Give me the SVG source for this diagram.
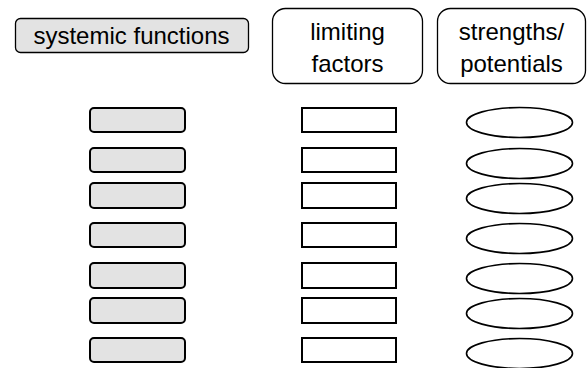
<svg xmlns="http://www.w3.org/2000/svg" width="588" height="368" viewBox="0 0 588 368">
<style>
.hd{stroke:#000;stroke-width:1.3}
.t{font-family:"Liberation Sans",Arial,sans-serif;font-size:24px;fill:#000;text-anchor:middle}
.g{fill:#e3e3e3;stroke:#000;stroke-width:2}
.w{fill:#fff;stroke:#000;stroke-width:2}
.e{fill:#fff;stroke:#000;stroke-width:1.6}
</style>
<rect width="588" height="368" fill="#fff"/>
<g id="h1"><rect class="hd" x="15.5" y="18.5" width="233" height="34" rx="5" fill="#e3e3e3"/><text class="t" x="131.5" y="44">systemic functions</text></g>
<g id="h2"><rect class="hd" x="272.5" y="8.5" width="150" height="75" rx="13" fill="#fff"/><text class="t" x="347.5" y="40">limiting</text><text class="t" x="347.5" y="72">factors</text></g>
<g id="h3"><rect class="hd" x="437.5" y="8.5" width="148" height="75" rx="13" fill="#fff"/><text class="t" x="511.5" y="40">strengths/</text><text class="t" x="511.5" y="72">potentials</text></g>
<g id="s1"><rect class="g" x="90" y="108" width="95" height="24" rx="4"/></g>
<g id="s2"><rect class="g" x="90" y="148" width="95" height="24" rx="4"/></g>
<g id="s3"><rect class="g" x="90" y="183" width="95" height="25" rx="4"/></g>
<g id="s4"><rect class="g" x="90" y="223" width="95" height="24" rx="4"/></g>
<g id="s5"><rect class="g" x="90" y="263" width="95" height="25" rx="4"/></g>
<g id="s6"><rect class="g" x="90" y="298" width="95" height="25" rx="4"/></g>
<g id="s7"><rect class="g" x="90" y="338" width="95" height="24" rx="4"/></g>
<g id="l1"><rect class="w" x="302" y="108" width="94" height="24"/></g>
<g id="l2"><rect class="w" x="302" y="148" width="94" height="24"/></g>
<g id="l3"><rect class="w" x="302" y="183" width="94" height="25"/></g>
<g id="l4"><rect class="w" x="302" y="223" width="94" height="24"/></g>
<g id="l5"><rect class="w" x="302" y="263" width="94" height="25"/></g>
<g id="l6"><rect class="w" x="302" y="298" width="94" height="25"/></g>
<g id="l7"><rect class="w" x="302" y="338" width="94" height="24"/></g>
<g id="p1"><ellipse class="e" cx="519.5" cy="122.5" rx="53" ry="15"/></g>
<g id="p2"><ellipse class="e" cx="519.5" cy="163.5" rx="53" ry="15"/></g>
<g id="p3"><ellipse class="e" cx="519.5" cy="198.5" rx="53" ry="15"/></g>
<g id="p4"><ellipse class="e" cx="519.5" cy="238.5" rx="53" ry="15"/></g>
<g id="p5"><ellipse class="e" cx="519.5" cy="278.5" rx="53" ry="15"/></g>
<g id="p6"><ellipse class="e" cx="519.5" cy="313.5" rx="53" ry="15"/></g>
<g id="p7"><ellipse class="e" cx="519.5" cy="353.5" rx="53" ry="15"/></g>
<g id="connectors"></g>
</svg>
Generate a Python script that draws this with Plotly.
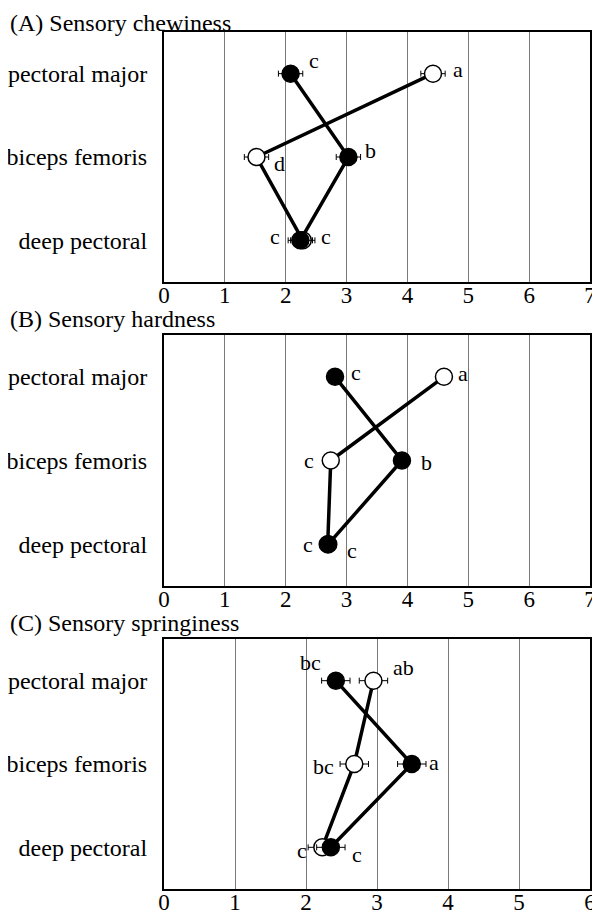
###
WHAT YOU NEED TO DO: Without including any pictures, print all of the material exactly as given.

WRITTEN SOLUTION:
Give me the SVG source for this diagram.
<svg xmlns="http://www.w3.org/2000/svg" width="588" height="368" viewBox="0 0 588 368">
<style>
.hd{stroke:#000;stroke-width:1.3}
.t{font-family:"Liberation Sans",Arial,sans-serif;font-size:24px;fill:#000;text-anchor:middle}
.g{fill:#e3e3e3;stroke:#000;stroke-width:2}
.w{fill:#fff;stroke:#000;stroke-width:2}
.e{fill:#fff;stroke:#000;stroke-width:1.6}
</style>
<rect width="588" height="368" fill="#fff"/>
<g id="h1"><rect class="hd" x="15.5" y="18.5" width="233" height="34" rx="5" fill="#e3e3e3"/><text class="t" x="131.5" y="44">systemic functions</text></g>
<g id="h2"><rect class="hd" x="272.5" y="8.5" width="150" height="75" rx="13" fill="#fff"/><text class="t" x="347.5" y="40">limiting</text><text class="t" x="347.5" y="72">factors</text></g>
<g id="h3"><rect class="hd" x="437.5" y="8.5" width="148" height="75" rx="13" fill="#fff"/><text class="t" x="511.5" y="40">strengths/</text><text class="t" x="511.5" y="72">potentials</text></g>
<g id="s1"><rect class="g" x="90" y="108" width="95" height="24" rx="4"/></g>
<g id="s2"><rect class="g" x="90" y="148" width="95" height="24" rx="4"/></g>
<g id="s3"><rect class="g" x="90" y="183" width="95" height="25" rx="4"/></g>
<g id="s4"><rect class="g" x="90" y="223" width="95" height="24" rx="4"/></g>
<g id="s5"><rect class="g" x="90" y="263" width="95" height="25" rx="4"/></g>
<g id="s6"><rect class="g" x="90" y="298" width="95" height="25" rx="4"/></g>
<g id="s7"><rect class="g" x="90" y="338" width="95" height="24" rx="4"/></g>
<g id="l1"><rect class="w" x="302" y="108" width="94" height="24"/></g>
<g id="l2"><rect class="w" x="302" y="148" width="94" height="24"/></g>
<g id="l3"><rect class="w" x="302" y="183" width="94" height="25"/></g>
<g id="l4"><rect class="w" x="302" y="223" width="94" height="24"/></g>
<g id="l5"><rect class="w" x="302" y="263" width="94" height="25"/></g>
<g id="l6"><rect class="w" x="302" y="298" width="94" height="25"/></g>
<g id="l7"><rect class="w" x="302" y="338" width="94" height="24"/></g>
<g id="p1"><ellipse class="e" cx="519.5" cy="122.5" rx="53" ry="15"/></g>
<g id="p2"><ellipse class="e" cx="519.5" cy="163.5" rx="53" ry="15"/></g>
<g id="p3"><ellipse class="e" cx="519.5" cy="198.5" rx="53" ry="15"/></g>
<g id="p4"><ellipse class="e" cx="519.5" cy="238.5" rx="53" ry="15"/></g>
<g id="p5"><ellipse class="e" cx="519.5" cy="278.5" rx="53" ry="15"/></g>
<g id="p6"><ellipse class="e" cx="519.5" cy="313.5" rx="53" ry="15"/></g>
<g id="p7"><ellipse class="e" cx="519.5" cy="353.5" rx="53" ry="15"/></g>
<g id="connectors"></g>
</svg>
Generate a Python script that draws this with Plotly.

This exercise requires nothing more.